Oh, do not sing those fearful songs about primeval native Chaos! How avidly the world of the soul at night listens to its favorite story! It strains to burst out of the mortal breast and longs to merge with the Infinite … Oh, do not wake the sleeping tempests; beneath them Chaos stirs!
Medtner divides the score into a pair of Allegro movements, linked thematically in response to the two stanzas of the poem. The commanding, descending triplet figure from Broberg, marking the Introduzione, permeates the texture in sonata form, the sections marked by a passionate, sweeping series of gestures. The runs and gallops might well be ascribed to Rachmaninoff in their rich textures, the bass from Broberg insistent and haunted, a kind of “fate” motif. Much of the development plays in the manner of a stylized improvisation, often integrating silken runs with nervously martial, punctuated phrases. Medtner’s idea of singing line seems to arise from the middle of the commotion, a la Schumann and Rachmaninoff. The challenge—well met by Broberg—lies in maintaining the tension of the mercurial, flowing sections without dramatic sag. The strettos infiltrating the last pages sing in their own, thick textures, hammered and purred by Broberg, as required. The pungent coda combines Liszt and Rachmaninoff in a rare chemical combination.

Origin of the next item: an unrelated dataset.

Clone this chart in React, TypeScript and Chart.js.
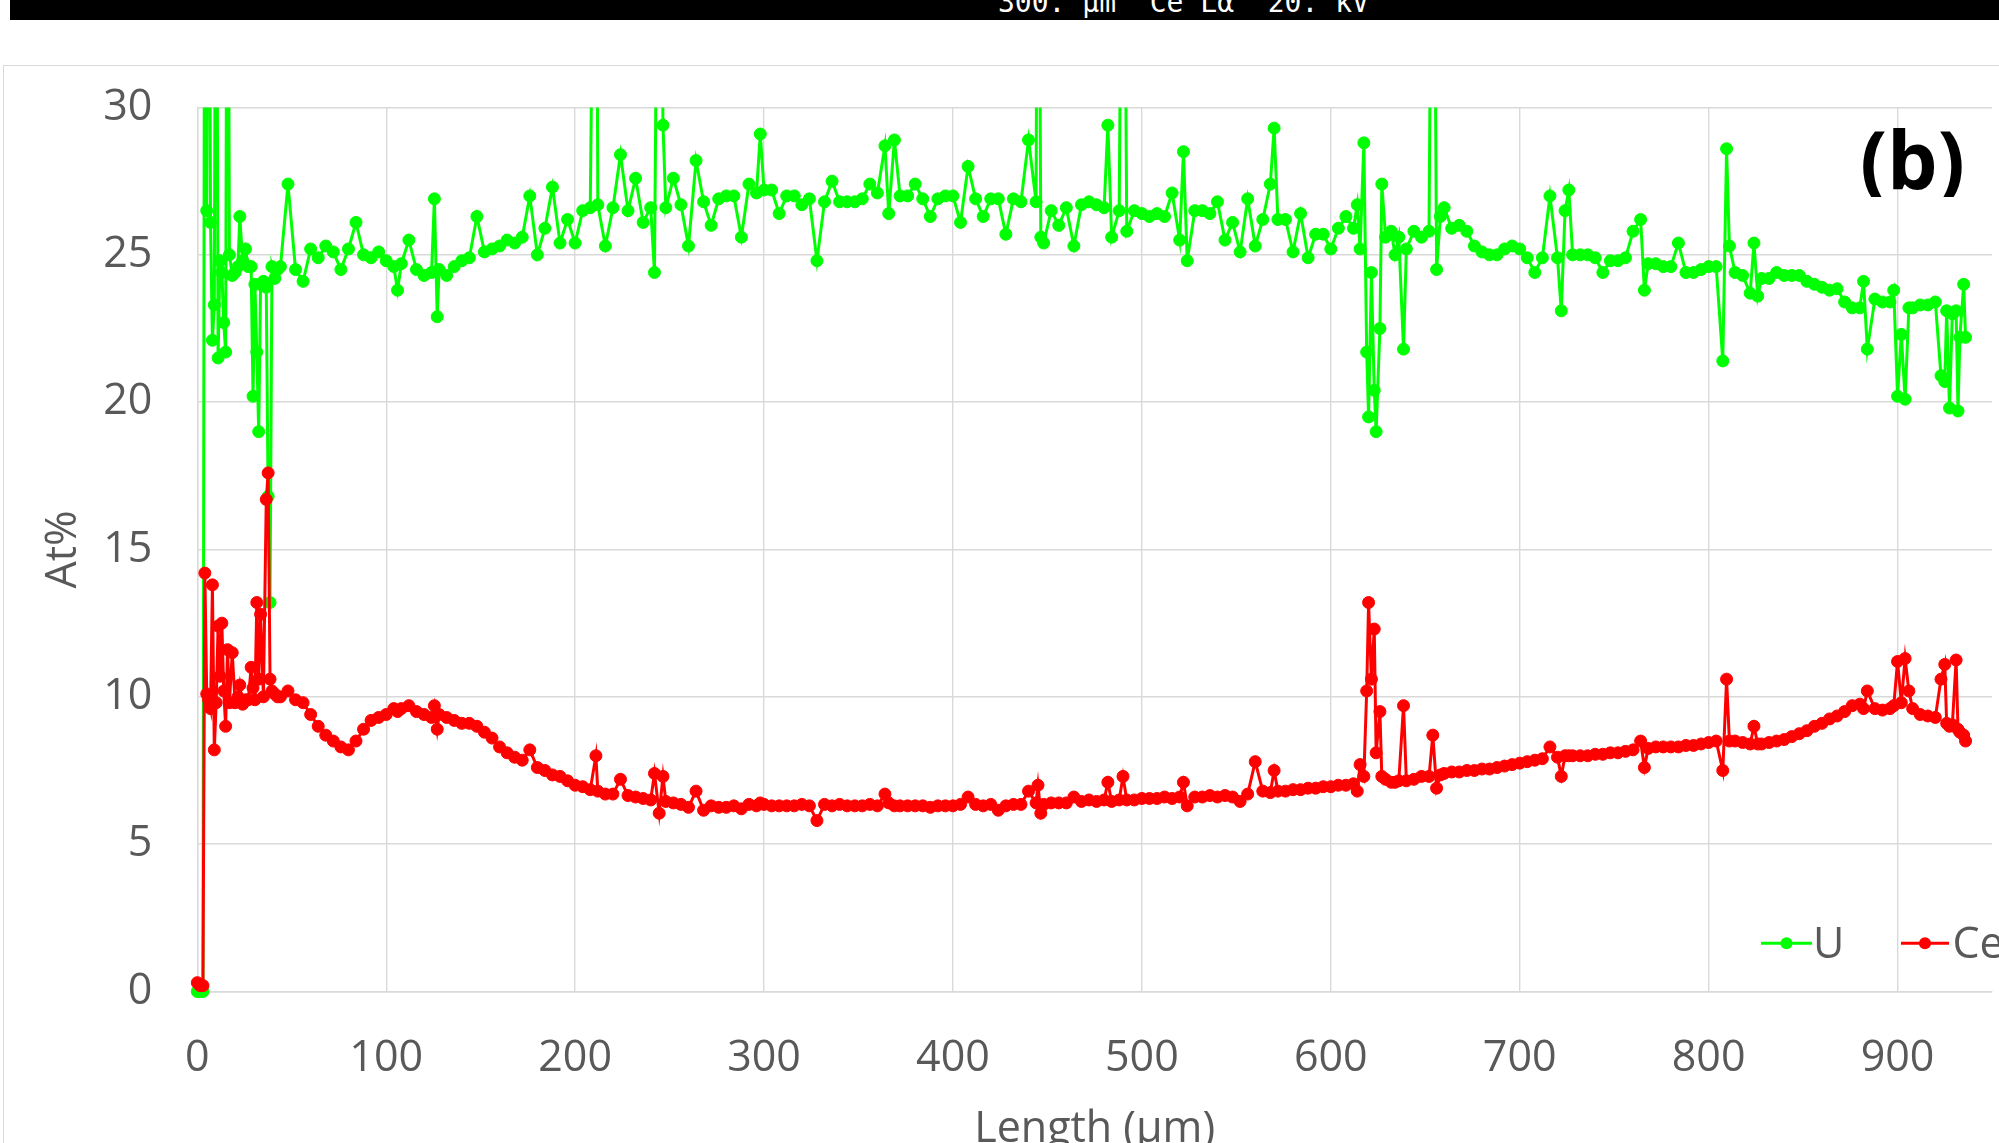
import React, { useEffect, useRef } from 'react';
import { Chart, registerables } from 'chart.js';

Chart.register(...registerables);

// Length along the line scan (µm)
const lengths = [
  0, 1.5, 3, 4, 5, 6, 7, 8, 9, 10,
  11, 12, 13, 14, 15, 16, 17, 18.5, 20, 21.5,
  22.5, 24, 25.5, 27, 28.5, 29.5, 30.5, 31.5, 32.5, 33.5,
  35, 36.5, 37.5, 38.5, 39.5, 41, 42.5, 44, 48, 52,
  56, 60, 64, 68, 72, 76, 80, 84, 88, 92,
  96, 100, 104, 106, 108, 112, 116, 120, 124, 125.5,
  127, 128, 132, 136, 140, 144, 148, 152, 156, 160,
  164, 168, 172, 176, 180, 184, 188, 192, 196, 200,
  204, 208, 211, 212, 216, 220, 224, 228, 232, 236,
  240, 242, 244.5, 246.5, 248, 252, 256, 260, 264, 268,
  272, 276, 280, 284, 288, 292, 296, 298, 300, 304,
  308, 312, 316, 320, 324, 328, 332, 336, 340, 344,
  348, 352, 356, 360, 364, 366, 369, 372, 376, 380,
  384, 388, 392, 396, 400, 404, 408, 412, 416, 420,
  424, 428, 432, 436, 440, 444, 445, 446.5, 448, 452,
  456, 460, 464, 468, 472, 476, 480, 482, 484, 488,
  490, 492, 496, 500, 504, 508, 512, 516, 520, 522,
  524, 528, 532, 536, 540, 544, 548, 552, 556, 560,
  564, 568, 570, 572, 576, 580, 584, 588, 592, 596,
  600, 604, 608, 612, 614, 615.5, 617.5, 619, 620, 621.5,
  623, 624, 626, 627, 629, 632, 634, 636, 638.5, 640,
  644, 648, 652, 654, 656, 658, 660, 664, 668, 672,
  676, 680, 684, 688, 692, 696, 700, 704, 708, 712,
  716, 720, 722, 724, 726, 728, 732, 736, 740, 744,
  748, 752, 756, 760, 764, 766, 768, 772, 776, 780,
  784, 788, 792, 796, 800, 804, 807.5, 809.5, 811, 814,
  818, 822, 824, 826, 828, 832, 836, 840, 844, 848,
  852, 856, 860, 864, 868, 872, 876, 880, 882, 884,
  888, 892, 896, 898, 900, 902, 904, 906, 908, 912,
  916, 920, 923, 925, 926, 927.5, 929, 931, 932, 933,
  935, 936,
];

// U (At%)
const uValues = [
  0, 0, 0, 45, 26.5, 45, 26.1, 22.1, 23.3, 45,
  21.5, 24.8, 24.4, 22.7, 21.7, 45, 25.0, 24.3, 24.4, 24.6,
  26.3, 24.8, 25.2, 24.6, 24.6, 20.2, 24.0, 21.7, 19.0, 24.0,
  24.1, 23.9, 16.8, 13.2, 24.6, 24.2, 24.5, 24.6, 27.4, 24.5,
  24.1, 25.2, 24.9, 25.3, 25.1, 24.5, 25.2, 26.1, 25.0, 24.9,
  25.1, 24.8, 24.6, 23.8, 24.7, 25.5, 24.5, 24.3, 24.4, 26.9,
  22.9, 24.5, 24.3, 24.6, 24.8, 24.9, 26.3, 25.1, 25.2, 25.3,
  25.5, 25.4, 25.6, 27.0, 25.0, 25.9, 27.3, 25.4, 26.2, 25.4,
  26.5, 26.6, 45, 26.7, 25.3, 26.6, 28.4, 26.5, 27.6, 26.1,
  26.6, 24.4, 45, 29.4, 26.6, 27.6, 26.7, 25.3, 28.2, 26.8,
  26.0, 26.9, 27.0, 27.0, 25.6, 27.4, 27.1, 29.1, 27.2, 27.2,
  26.4, 27.0, 27.0, 26.7, 26.9, 24.8, 26.8, 27.5, 26.8, 26.8,
  26.8, 26.9, 27.4, 27.1, 28.7, 26.4, 28.9, 27.0, 27.0, 27.4,
  26.9, 26.3, 26.9, 27.0, 27.0, 26.1, 28.0, 26.9, 26.3, 26.9,
  26.9, 25.7, 26.9, 26.8, 28.9, 26.8, 45, 25.6, 25.4, 26.5,
  26.0, 26.6, 25.3, 26.7, 26.8, 26.7, 26.6, 29.4, 25.6, 26.5,
  45, 25.8, 26.5, 26.4, 26.3, 26.4, 26.3, 27.1, 25.5, 28.5,
  24.8, 26.5, 26.5, 26.4, 26.8, 25.5, 26.1, 25.1, 26.9, 25.3,
  26.2, 27.4, 29.3, 26.2, 26.2, 25.1, 26.4, 24.9, 25.7, 25.7,
  25.2, 25.9, 26.3, 25.9, 26.7, 25.2, 28.8, 21.7, 19.5, 24.4,
  20.4, 19.0, 22.5, 27.4, 25.6, 25.8, 25.0, 25.6, 21.8, 25.2,
  25.8, 25.6, 25.8, 45, 24.5, 26.3, 26.6, 25.9, 26.0, 25.8,
  25.3, 25.1, 25.0, 25.0, 25.2, 25.3, 25.2, 24.9, 24.4, 24.9,
  27.0, 24.9, 23.1, 26.5, 27.2, 25.0, 25.0, 25.0, 24.9, 24.4,
  24.8, 24.8, 24.9, 25.8, 26.2, 23.8, 24.7, 24.7, 24.6, 24.6,
  25.4, 24.4, 24.4, 24.5, 24.6, 24.6, 21.4, 28.6, 25.3, 24.4,
  24.3, 23.7, 25.4, 23.6, 24.2, 24.2, 24.4, 24.3, 24.3, 24.3,
  24.1, 24.0, 23.9, 23.8, 23.85, 23.4, 23.2, 23.2, 24.1, 21.8,
  23.5, 23.4, 23.4, 23.8, 20.2, 22.3, 20.1, 23.2, 23.2, 23.3,
  23.3, 23.4, 20.9, 20.7, 23.1, 19.8, 23.0, 23.1, 19.7, 22.2,
  24.0, 22.2,
];

// Ce (At%)
const ceValues = [
  0.3, 0.2, 0.2, 14.2, 10.1, 9.9, 9.6, 13.8, 8.2, 9.8,
  12.4, 10.7, 12.5, 10.2, 9.0, 11.6, 9.8, 11.5, 9.8, 10.0,
  10.4, 9.75, 9.9, 9.9, 11.0, 10.3, 9.9, 13.2, 10.6, 12.8,
  10.0, 16.7, 17.6, 10.6, 10.2, 10.1, 10.0, 10.0, 10.2, 9.9,
  9.8, 9.4, 9.0, 8.7, 8.5, 8.3, 8.2, 8.5, 8.9, 9.2,
  9.3, 9.4, 9.6, 9.5, 9.6, 9.7, 9.5, 9.4, 9.3, 9.7,
  8.9, 9.4, 9.3, 9.2, 9.1, 9.1, 9.0, 8.8, 8.6, 8.3,
  8.1, 7.95, 7.85, 8.2, 7.6, 7.5, 7.35, 7.3, 7.15, 7.0,
  6.95, 6.85, 8.0, 6.8, 6.7, 6.7, 7.2, 6.65, 6.6, 6.55,
  6.5, 7.4, 6.05, 7.3, 6.45, 6.4, 6.35, 6.25, 6.8, 6.15,
  6.3, 6.25, 6.25, 6.3, 6.2, 6.35, 6.3, 6.4, 6.35, 6.3,
  6.3, 6.3, 6.3, 6.35, 6.3, 5.8, 6.35, 6.3, 6.35, 6.3,
  6.3, 6.3, 6.35, 6.3, 6.7, 6.4, 6.3, 6.3, 6.3, 6.3,
  6.3, 6.25, 6.3, 6.3, 6.3, 6.35, 6.6, 6.35, 6.3, 6.35,
  6.15, 6.3, 6.35, 6.35, 6.8, 6.4, 7.0, 6.05, 6.35, 6.4,
  6.4, 6.4, 6.6, 6.45, 6.5, 6.45, 6.5, 7.1, 6.45, 6.5,
  7.3, 6.5, 6.5, 6.55, 6.55, 6.55, 6.6, 6.55, 6.6, 7.1,
  6.3, 6.6, 6.6, 6.65, 6.6, 6.65, 6.6, 6.45, 6.7, 7.8,
  6.8, 6.75, 7.5, 6.8, 6.8, 6.85, 6.85, 6.9, 6.9, 6.95,
  6.95, 7.0, 7.0, 7.05, 6.8, 7.7, 7.3, 10.2, 13.2, 10.6,
  12.3, 8.1, 9.5, 7.3, 7.2, 7.1, 7.1, 7.15, 9.7, 7.15,
  7.2, 7.3, 7.3, 8.7, 6.9, 7.35, 7.4, 7.45, 7.45, 7.5,
  7.5, 7.55, 7.55, 7.6, 7.65, 7.7, 7.75, 7.8, 7.85, 7.9,
  8.3, 7.95, 7.3, 8.0, 8.0, 8.0, 8.0, 8.0, 8.05, 8.05,
  8.1, 8.1, 8.15, 8.2, 8.5, 7.6, 8.25, 8.3, 8.3, 8.3,
  8.3, 8.35, 8.35, 8.4, 8.45, 8.5, 7.5, 10.6, 8.5, 8.5,
  8.45, 8.4, 9.0, 8.4, 8.4, 8.45, 8.5, 8.55, 8.65, 8.75,
  8.85, 9.0, 9.1, 9.25, 9.35, 9.5, 9.7, 9.75, 9.6, 10.2,
  9.6, 9.55, 9.6, 9.7, 11.2, 9.8, 11.3, 10.2, 9.6, 9.4,
  9.35, 9.3, 10.6, 11.1, 9.1, 9.0, 9.05, 11.25, 8.9, 8.8,
  8.7, 8.5,
];

const xTickValues = [0, 100, 200, 300, 400, 500, 600, 700, 800, 900];
const seriesNames = ['U', 'Ce'];
const seriesColors = ['#00ff00', '#ff0000'];

const TEXT_COLOR = '#595959';
const GRID_COLOR = '#d9d9d9';
const FONT_FAMILY = "'Open Sans', 'Noto Sans', sans-serif";

const overlayPlugin = {
  id: 'overlayLegend',
  afterDraw(chart: any) {
    const ctx = chart.ctx as CanvasRenderingContext2D;
    const legend = [
      { from: 1761, to: 1812, text: 1813 },
      { from: 1901, to: 1949, text: 1952.5 },
    ];
    ctx.save();
    legend.forEach((l, i) => {
      const y = 943.3;
      ctx.strokeStyle = seriesColors[i];
      ctx.lineWidth = 3;
      ctx.beginPath();
      ctx.moveTo(l.from, y);
      ctx.lineTo(l.to, y);
      ctx.stroke();
      ctx.fillStyle = seriesColors[i];
      ctx.beginPath();
      ctx.arc((l.from + l.to) / 2, y, 6, 0, Math.PI * 2);
      ctx.fill();
      ctx.fillStyle = TEXT_COLOR;
      ctx.font = `43px ${FONT_FAMILY}`;
      ctx.textBaseline = 'alphabetic';
      ctx.textAlign = 'left';
      ctx.fillText(seriesNames[i], l.text, 958.3);
    });
    ctx.restore();

    // panel label "(b)"
    ctx.save();
    ctx.beginPath();
    ctx.rect(1800, 100, 199, 97);
    ctx.clip();
    ctx.fillStyle = '#000000';
    ctx.font = `bold 80px ${FONT_FAMILY}`;
    ctx.textBaseline = 'alphabetic';
    ctx.textAlign = 'left';
    ctx.fillText('(b)', 1860, 189);
    ctx.restore();
  },
};

export default function App() {
  const canvasRef = useRef<HTMLCanvasElement>(null);

  useEffect(() => {
    document.body.style.margin = '0';
    const canvas = canvasRef.current;
    if (!canvas) return;
    const tickFont = { family: FONT_FAMILY, size: 43 };
    const makeData = (vals: number[]) => lengths.map((x, i) => ({ x, y: vals[i] }));
    const common = {
      borderWidth: 3,
      pointRadius: 6,
      pointBorderWidth: 1,
      pointHoverRadius: 6,
      tension: 0,
      fill: false,
      clip: { left: 10, top: 0, right: 10, bottom: 10 },
    };
    const chart = new Chart(canvas, {
      type: 'line',
      data: {
        datasets: [
          {
            ...common,
            label: seriesNames[0],
            data: makeData(uValues),
            borderColor: seriesColors[0],
            backgroundColor: seriesColors[0],
            pointBackgroundColor: seriesColors[0],
            pointBorderColor: seriesColors[0],
            order: 1,
          } as any,
          {
            ...common,
            label: seriesNames[1],
            data: makeData(ceValues),
            borderColor: seriesColors[1],
            backgroundColor: seriesColors[1],
            pointBackgroundColor: seriesColors[1],
            pointBorderColor: seriesColors[1],
            order: 0,
          } as any,
        ],
      },
      options: {
        responsive: false,
        animation: false,
        events: [],
        layout: { padding: { top: 107.5, right: 7, left: 0, bottom: 0 } },
        plugins: {
          legend: { display: false },
          tooltip: { enabled: false },
          title: { display: false },
        },
        scales: {
          x: {
            type: 'linear',
            min: 0,
            max: 950,
            afterBuildTicks: (scale: any) => {
              scale.ticks = xTickValues.map((v) => ({ value: v }));
            },
            afterFit: (scale: any) => {
              scale.height = 208.5;
            },
            ticks: {
              padding: 41,
              font: tickFont,
              color: TEXT_COLOR,
              maxRotation: 0,
              autoSkip: false,
            },
            grid: { color: GRID_COLOR, lineWidth: 1.4, drawTicks: false },
            border: { color: GRID_COLOR, width: 1.4 },
            title: {
              display: true,
              text: 'Length (µm)',
              color: TEXT_COLOR,
              font: tickFont,
              padding: { top: 0, bottom: 44 },
            },
          },
          y: {
            type: 'linear',
            min: 0,
            max: 30,
            afterFit: (scale: any) => {
              scale.width = 197.3;
            },
            ticks: {
              stepSize: 5,
              padding: 45,
              font: tickFont,
              color: TEXT_COLOR,
            },
            grid: { color: GRID_COLOR, lineWidth: 1.4, drawTicks: false },
            border: { color: GRID_COLOR, width: 1.4 },
            title: {
              display: true,
              text: 'At%',
              color: TEXT_COLOR,
              font: tickFont,
              padding: { top: 38, bottom: 0 },
            },
          },
        },
      } as any,
      plugins: [overlayPlugin],
    });
    let alive = true;
    if ((document as any).fonts && (document as any).fonts.ready) {
      (document as any).fonts.ready.then(() => {
        if (alive) chart.update();
      });
    }
    return () => {
      alive = false;
      chart.destroy();
    };
  }, []);

  return (
    <div
      style={{
        position: 'absolute',
        left: 0,
        top: 0,
        width: 1999,
        height: 1143,
        overflow: 'hidden',
        background: '#ffffff',
      }}
    >
      <div
        style={{
          position: 'absolute',
          left: 10,
          top: 0,
          width: 1989,
          height: 20,
          background: '#000000',
          overflow: 'hidden',
        }}
      >
        <div
          style={{
            position: 'absolute',
            left: 988,
            top: -11,
            color: '#ffffff',
            fontFamily: "'DejaVu Sans Mono', monospace",
            fontSize: 28,
            lineHeight: '28px',
            whiteSpace: 'pre',
          }}
        >
          300. µm  Ce Lα  20. kV
        </div>
      </div>
      <div
        style={{
          position: 'absolute',
          left: 3,
          top: 65,
          width: 2100,
          height: 1200,
          borderLeft: '1.5px solid #d9d9d9',
          borderTop: '1.5px solid #d9d9d9',
        }}
      />
      <canvas
        ref={canvasRef}
        width={1999}
        height={1200}
        style={{ position: 'absolute', left: 0, top: 0, width: 1999, height: 1200 }}
      />
    </div>
  );
}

The Introduzione provides the materials for the second movement, Allegro molto sfrenatamente, here opening – almost without any sense of a new movement – as an emotional torrent, urging the keyboard’s extremes in dynamics and color. Early, Medtner invests a fugato that plunks forward, teetering in an angular pattern, then dissolves into freely improvised and extensive fragments, the product of an overheated mind, whose manic fixation feels little repose from the various interludes that transpire. Some of the galloping figures again blend Liszt with Rachmaninoff in a most bravura display.
After well over five minutes, a melody arises over a rumbling bass, a consolation of a kind, but rife with another form of anxiety. More canonic impulses urge themselves forth, highly decorative and percussive. Its declamations become insistent, obsessive, a vison either from Dante or Poe, much less Tyutchev. The procession breaks off into thin, lyrical splinters, still marked by the obsessive bass progression that itself incurs a march infested by runs, trills and broken chords. Another descent into the maelstrom before we, eventually, reach a coda that coalesces thematic shards over a tonic pedal, veiling the vision of Chaos from our perception, leaving us with two eddying arpeggios as a memory.
Medtner’s “Danza festiva” from the Forgotten Melodies, First Cycle (1916-1922), provides Broberg a more accessible bravura piece, equally commanding in its percussive lyricism. The piece plays like a tempestuous etude, punishing in its relentless wrist action, but still managing, between dance and march, to evoke a sense of emotional confidence. The knotty progression has any number of Russian bells inscribed into its texture, and Broberg makes the most of the music’s glistening peals.
Quite a debut for Steinway & Sons, I daresay.